● Supplied material
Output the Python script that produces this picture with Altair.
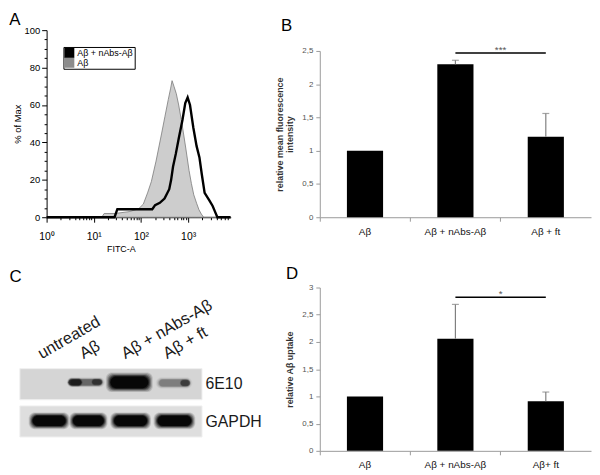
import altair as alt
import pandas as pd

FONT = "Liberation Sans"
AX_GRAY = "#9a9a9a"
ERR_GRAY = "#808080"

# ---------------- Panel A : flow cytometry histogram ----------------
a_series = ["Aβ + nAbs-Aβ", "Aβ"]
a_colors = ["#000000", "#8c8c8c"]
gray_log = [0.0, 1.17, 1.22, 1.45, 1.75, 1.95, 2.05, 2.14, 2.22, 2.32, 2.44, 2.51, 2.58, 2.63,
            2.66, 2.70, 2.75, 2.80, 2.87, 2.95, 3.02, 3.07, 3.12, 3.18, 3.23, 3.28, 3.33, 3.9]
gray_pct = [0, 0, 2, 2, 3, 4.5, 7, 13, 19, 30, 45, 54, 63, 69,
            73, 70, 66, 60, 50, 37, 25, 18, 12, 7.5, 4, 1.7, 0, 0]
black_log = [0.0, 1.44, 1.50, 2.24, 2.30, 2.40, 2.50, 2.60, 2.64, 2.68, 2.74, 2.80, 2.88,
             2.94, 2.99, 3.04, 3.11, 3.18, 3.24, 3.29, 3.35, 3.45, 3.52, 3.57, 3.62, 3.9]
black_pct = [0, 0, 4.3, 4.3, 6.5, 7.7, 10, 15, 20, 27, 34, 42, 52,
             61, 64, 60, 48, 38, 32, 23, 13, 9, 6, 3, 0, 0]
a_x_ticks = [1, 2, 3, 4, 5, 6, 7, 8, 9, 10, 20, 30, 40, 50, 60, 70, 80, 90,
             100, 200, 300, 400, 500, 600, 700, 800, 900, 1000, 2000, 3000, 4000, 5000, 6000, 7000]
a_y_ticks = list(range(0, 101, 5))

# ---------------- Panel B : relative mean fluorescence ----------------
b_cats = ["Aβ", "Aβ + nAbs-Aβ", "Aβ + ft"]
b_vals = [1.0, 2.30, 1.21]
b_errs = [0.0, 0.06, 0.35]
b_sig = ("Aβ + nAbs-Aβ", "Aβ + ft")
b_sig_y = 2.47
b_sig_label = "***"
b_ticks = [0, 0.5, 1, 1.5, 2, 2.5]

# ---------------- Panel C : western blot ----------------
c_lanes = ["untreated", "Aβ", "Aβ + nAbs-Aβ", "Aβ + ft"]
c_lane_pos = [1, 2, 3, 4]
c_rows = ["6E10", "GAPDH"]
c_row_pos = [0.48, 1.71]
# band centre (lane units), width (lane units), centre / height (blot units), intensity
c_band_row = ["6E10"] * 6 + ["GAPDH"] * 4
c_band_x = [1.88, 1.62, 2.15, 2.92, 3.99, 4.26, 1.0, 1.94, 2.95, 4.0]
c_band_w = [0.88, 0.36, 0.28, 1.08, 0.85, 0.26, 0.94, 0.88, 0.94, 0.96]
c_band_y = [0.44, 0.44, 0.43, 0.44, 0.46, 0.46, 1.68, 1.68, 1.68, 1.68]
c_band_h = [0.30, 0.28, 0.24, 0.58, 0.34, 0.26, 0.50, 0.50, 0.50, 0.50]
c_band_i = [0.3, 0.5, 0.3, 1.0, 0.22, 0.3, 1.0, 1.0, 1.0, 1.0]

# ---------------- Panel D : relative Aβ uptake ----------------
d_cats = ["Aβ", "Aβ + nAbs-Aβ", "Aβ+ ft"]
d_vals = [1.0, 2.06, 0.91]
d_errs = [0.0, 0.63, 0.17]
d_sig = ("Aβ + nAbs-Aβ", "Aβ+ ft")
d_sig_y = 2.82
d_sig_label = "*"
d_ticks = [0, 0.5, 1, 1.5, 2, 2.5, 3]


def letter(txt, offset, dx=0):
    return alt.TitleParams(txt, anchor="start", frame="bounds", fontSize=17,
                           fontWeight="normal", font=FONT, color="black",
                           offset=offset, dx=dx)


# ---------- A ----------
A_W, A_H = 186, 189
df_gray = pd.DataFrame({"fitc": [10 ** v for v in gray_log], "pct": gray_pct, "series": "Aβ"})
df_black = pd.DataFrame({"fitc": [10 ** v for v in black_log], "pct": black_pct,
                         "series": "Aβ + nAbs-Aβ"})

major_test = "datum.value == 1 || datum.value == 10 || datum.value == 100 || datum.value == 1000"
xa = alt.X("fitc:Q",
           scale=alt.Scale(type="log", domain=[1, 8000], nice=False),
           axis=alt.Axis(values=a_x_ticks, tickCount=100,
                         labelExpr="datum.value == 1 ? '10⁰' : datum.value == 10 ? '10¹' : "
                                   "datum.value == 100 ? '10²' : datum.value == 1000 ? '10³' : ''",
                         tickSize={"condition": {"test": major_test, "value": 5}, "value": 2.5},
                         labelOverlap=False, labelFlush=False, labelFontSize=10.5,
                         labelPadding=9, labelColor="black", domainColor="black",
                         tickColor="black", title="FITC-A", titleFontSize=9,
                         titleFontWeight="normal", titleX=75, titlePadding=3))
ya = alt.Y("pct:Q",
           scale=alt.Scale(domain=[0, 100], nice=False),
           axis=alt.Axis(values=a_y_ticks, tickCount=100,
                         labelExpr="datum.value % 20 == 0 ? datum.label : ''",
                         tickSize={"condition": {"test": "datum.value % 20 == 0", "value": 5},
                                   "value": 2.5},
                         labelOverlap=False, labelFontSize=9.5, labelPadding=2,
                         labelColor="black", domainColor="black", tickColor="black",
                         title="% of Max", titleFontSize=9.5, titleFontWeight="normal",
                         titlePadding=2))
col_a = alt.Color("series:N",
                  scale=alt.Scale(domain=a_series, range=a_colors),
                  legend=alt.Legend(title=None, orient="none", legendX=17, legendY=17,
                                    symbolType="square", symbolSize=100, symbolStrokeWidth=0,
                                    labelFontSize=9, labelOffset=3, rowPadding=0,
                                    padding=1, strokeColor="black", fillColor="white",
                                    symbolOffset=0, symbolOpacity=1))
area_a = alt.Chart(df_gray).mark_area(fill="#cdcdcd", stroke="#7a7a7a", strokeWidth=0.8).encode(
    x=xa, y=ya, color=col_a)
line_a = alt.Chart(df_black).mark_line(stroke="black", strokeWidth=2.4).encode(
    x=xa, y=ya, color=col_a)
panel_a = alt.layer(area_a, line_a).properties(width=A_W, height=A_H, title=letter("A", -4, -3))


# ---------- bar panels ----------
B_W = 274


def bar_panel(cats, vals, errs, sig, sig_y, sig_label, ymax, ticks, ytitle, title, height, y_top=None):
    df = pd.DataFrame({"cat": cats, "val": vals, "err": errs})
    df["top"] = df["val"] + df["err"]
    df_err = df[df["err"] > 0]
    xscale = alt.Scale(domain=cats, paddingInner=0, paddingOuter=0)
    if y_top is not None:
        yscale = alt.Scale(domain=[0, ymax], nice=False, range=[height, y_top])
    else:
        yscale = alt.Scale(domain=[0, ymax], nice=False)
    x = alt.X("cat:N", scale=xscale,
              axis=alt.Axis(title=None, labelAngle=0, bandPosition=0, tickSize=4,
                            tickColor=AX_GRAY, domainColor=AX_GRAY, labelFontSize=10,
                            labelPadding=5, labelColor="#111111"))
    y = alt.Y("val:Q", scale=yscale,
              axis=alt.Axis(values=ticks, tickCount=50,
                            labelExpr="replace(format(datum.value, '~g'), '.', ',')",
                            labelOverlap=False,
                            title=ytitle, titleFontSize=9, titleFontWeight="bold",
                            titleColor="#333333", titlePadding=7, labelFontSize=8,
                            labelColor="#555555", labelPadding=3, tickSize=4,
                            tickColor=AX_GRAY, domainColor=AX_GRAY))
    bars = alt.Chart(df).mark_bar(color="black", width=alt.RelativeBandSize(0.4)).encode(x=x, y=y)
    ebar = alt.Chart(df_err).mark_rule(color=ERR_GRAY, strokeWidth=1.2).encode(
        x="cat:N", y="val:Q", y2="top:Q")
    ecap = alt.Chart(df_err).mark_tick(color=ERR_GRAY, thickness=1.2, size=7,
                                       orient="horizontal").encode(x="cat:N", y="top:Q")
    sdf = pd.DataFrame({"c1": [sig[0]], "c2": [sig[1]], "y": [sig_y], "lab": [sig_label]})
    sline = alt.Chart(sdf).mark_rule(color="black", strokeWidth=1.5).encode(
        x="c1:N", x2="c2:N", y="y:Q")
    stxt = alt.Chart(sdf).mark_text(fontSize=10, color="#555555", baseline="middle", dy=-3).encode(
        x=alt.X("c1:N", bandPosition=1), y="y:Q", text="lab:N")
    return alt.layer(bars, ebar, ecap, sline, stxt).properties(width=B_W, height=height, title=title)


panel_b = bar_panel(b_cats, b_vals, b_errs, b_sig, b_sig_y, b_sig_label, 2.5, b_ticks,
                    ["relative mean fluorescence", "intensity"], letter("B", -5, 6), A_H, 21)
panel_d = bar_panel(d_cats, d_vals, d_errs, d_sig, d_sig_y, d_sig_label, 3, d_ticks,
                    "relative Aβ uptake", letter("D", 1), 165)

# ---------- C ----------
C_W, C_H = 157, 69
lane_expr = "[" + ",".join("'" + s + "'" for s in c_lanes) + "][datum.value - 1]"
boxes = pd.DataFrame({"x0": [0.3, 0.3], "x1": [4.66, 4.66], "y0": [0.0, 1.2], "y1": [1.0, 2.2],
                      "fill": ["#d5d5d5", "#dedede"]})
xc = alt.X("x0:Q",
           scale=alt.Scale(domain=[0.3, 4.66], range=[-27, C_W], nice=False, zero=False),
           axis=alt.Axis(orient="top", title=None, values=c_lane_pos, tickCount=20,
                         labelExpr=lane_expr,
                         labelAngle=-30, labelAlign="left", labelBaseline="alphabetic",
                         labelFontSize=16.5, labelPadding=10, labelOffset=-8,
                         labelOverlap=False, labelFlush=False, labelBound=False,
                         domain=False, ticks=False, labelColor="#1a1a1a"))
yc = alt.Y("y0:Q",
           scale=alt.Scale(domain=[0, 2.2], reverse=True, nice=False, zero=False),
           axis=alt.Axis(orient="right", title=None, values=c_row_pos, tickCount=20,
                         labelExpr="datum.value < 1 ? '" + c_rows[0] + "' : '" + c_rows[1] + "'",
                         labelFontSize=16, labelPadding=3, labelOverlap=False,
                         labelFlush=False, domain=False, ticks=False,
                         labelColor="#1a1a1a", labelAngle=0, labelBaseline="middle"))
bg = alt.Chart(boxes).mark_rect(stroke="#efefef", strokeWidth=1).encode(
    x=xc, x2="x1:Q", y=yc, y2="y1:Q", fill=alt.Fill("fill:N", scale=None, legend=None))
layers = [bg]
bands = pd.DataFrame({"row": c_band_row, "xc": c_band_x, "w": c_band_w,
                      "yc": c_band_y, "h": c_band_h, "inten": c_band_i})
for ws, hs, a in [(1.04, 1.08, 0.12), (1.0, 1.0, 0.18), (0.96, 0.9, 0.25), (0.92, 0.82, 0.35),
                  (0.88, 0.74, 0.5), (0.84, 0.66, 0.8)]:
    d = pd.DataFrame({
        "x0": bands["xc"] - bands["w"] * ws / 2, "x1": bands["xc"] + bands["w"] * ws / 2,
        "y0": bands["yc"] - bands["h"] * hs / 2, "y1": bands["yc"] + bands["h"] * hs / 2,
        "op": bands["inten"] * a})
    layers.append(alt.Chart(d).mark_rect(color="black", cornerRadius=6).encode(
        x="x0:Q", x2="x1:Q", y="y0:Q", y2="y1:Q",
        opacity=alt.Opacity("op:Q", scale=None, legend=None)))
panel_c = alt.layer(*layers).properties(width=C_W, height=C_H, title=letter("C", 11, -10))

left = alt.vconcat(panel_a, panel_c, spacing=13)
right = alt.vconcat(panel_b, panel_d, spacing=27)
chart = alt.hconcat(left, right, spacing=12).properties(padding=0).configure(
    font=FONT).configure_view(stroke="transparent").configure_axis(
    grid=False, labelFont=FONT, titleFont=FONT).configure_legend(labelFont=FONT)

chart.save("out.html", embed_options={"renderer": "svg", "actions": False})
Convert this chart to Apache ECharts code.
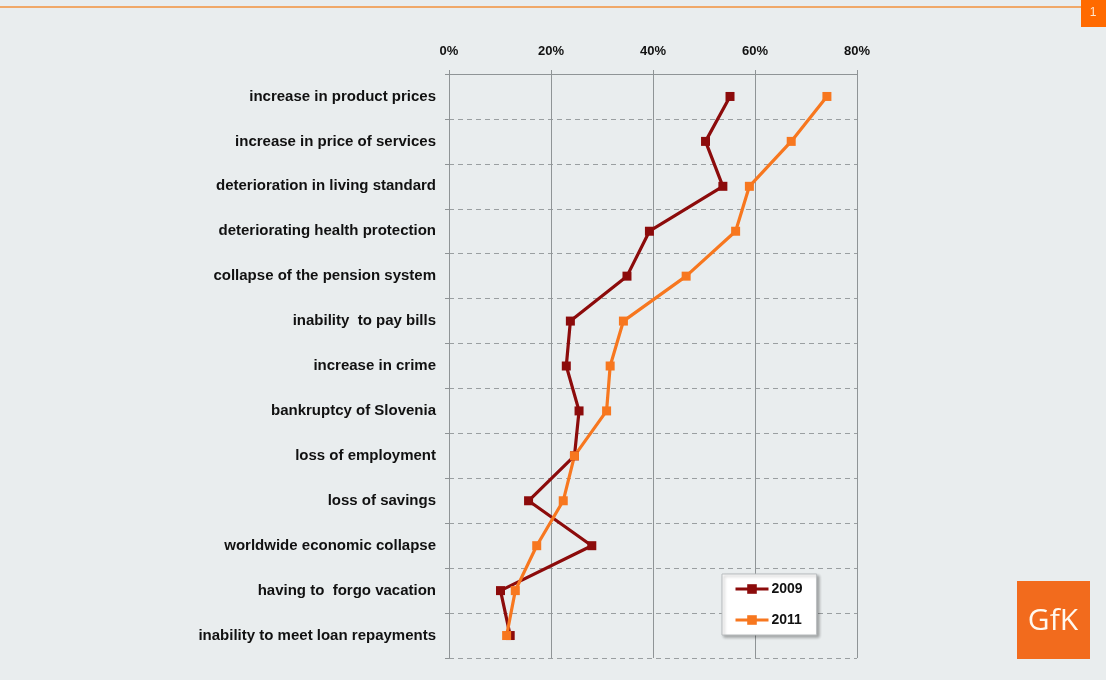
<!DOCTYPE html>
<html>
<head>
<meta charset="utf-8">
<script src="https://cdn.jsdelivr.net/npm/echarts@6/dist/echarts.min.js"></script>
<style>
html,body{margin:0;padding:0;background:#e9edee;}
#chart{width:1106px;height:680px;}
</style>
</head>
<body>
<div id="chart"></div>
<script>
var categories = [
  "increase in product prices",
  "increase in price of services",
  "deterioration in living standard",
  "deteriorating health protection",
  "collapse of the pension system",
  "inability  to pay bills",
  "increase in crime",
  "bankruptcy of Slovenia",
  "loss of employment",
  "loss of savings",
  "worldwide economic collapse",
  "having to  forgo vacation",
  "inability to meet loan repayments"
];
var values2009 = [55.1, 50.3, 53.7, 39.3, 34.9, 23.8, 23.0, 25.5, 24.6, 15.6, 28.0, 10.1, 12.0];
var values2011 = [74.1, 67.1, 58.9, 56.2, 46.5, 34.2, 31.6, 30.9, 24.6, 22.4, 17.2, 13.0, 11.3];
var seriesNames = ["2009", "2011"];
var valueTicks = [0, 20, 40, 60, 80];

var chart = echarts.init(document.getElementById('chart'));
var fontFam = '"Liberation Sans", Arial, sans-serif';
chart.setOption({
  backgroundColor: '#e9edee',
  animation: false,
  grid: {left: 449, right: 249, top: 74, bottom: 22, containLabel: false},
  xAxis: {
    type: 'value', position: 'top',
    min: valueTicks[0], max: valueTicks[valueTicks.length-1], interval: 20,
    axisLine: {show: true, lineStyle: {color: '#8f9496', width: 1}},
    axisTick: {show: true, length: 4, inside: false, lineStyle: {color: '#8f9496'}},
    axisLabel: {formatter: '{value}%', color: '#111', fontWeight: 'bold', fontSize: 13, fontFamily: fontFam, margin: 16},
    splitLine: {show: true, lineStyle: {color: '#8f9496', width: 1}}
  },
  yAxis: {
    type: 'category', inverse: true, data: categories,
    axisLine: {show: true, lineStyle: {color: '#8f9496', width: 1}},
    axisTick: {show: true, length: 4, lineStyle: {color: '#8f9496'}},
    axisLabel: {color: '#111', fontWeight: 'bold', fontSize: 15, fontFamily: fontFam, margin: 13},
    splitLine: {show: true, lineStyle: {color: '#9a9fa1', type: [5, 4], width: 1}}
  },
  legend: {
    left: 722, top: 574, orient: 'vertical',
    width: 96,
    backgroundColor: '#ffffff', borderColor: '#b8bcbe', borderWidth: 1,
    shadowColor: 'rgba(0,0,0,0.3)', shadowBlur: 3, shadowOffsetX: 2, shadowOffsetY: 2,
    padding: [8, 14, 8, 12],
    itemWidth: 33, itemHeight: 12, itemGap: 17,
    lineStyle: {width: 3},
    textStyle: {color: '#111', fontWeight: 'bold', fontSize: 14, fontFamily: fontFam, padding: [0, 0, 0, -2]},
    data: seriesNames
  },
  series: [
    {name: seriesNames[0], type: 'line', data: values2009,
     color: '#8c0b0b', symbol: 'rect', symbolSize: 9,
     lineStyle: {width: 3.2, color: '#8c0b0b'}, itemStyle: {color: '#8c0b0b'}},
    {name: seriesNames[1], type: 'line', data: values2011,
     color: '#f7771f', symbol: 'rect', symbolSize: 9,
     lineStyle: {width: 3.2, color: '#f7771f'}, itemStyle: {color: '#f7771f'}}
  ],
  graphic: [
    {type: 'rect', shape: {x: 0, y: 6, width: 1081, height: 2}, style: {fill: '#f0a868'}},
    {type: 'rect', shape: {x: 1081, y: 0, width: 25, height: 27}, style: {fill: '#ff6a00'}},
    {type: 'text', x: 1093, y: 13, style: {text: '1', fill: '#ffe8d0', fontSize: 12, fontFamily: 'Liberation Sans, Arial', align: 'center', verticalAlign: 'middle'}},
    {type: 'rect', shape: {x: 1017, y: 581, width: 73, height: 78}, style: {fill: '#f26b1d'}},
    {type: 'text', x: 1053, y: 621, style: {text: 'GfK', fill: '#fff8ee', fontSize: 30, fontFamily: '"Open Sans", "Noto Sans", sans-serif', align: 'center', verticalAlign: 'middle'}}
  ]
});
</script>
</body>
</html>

● Stated exercise
Do not include pictures. Give again exactly the lines starting at the one with "Convert this chart to Apache ECharts code." and ending at the one with "var valueTicks = [0, 20, 40, 60, 80];", both included.

● Solution below
Convert this chart to Apache ECharts code.
<!DOCTYPE html>
<html>
<head>
<meta charset="utf-8">
<script src="https://cdn.jsdelivr.net/npm/echarts@6/dist/echarts.min.js"></script>
<style>
html,body{margin:0;padding:0;background:#e9edee;}
#chart{width:1106px;height:680px;}
</style>
</head>
<body>
<div id="chart"></div>
<script>
var categories = [
  "increase in product prices",
  "increase in price of services",
  "deterioration in living standard",
  "deteriorating health protection",
  "collapse of the pension system",
  "inability  to pay bills",
  "increase in crime",
  "bankruptcy of Slovenia",
  "loss of employment",
  "loss of savings",
  "worldwide economic collapse",
  "having to  forgo vacation",
  "inability to meet loan repayments"
];
var values2009 = [55.1, 50.3, 53.7, 39.3, 34.9, 23.8, 23.0, 25.5, 24.6, 15.6, 28.0, 10.1, 12.0];
var values2011 = [74.1, 67.1, 58.9, 56.2, 46.5, 34.2, 31.6, 30.9, 24.6, 22.4, 17.2, 13.0, 11.3];
var seriesNames = ["2009", "2011"];
var valueTicks = [0, 20, 40, 60, 80];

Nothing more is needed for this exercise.